Language of words $1^k$ where $k$ is not a prime

Question

Is the language

$$\{1^k:k\text{ is not a prime number}\}$$

a context free language?

If, not how can I prove this using the pumping lemma for context free languages?

Answer 1

I claim that this language (call it $L$ for convenience) is not context-free.

Suppose for the sake of contradiction that $L$ is context-free, and let $N$ be its pumping length. Choose a prime $p>\min(N, 3)$. By Wilson's theorem, $p$ divides $(p-1)!+1$. Since $p>3$, $(p-1)!+1>p$; thus $(p-1)!+1$ is composite.

Now, $(p-1)!+1$ is composite, so $1^{(p-1)!+1} \in L$. It is larger than $N$, we can apply the pumping lemma to obtain a decomposition $$1^{(p-1)!+1}=1^a1^b1^c1^d1^e$$ where $1 \leq b+d \leq N$, and $1^a1^{kb}1^{c}1^{kd}1^e \in L$ for all integers $k \geq 0$.

In other words, we have five nonnegative integers $a,b,c,d,e$ such that $(p-1)!+1=a+b+c+d+e$, $1 \leq b+d \leq N$, and $a+kb+c+kd+e=(a+c+e)+k(b+d)$ is composite for all integers $k \geq 0$.
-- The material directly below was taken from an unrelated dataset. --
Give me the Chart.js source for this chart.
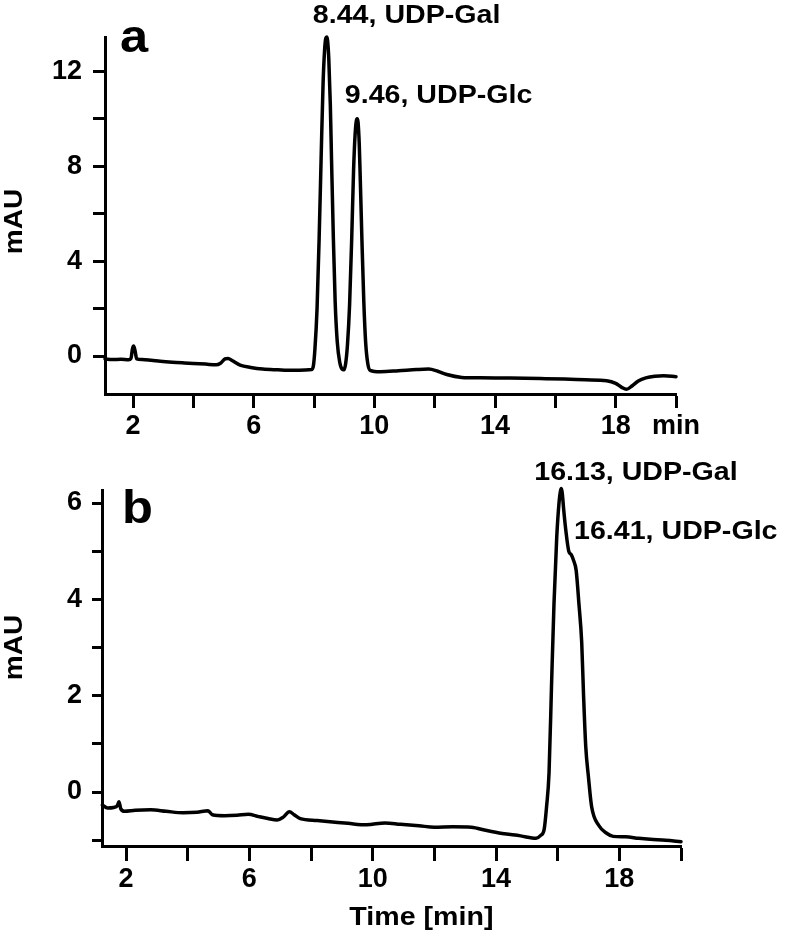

But since $b+d \leq N \leq p-1$, $b+d$ and $(p-1)!+1$ are coprime. It follows that $b+d$ and $a+c+e=(p-1)!+1-(b+d)$ are also coprime. So, by Dirichlet's theorem on arithmetic progressions, the arithmetic progression $a+c+e+k(b+d)$ contains infinitely many primes. We have reached a contradiction; thus $L$ is not context-free.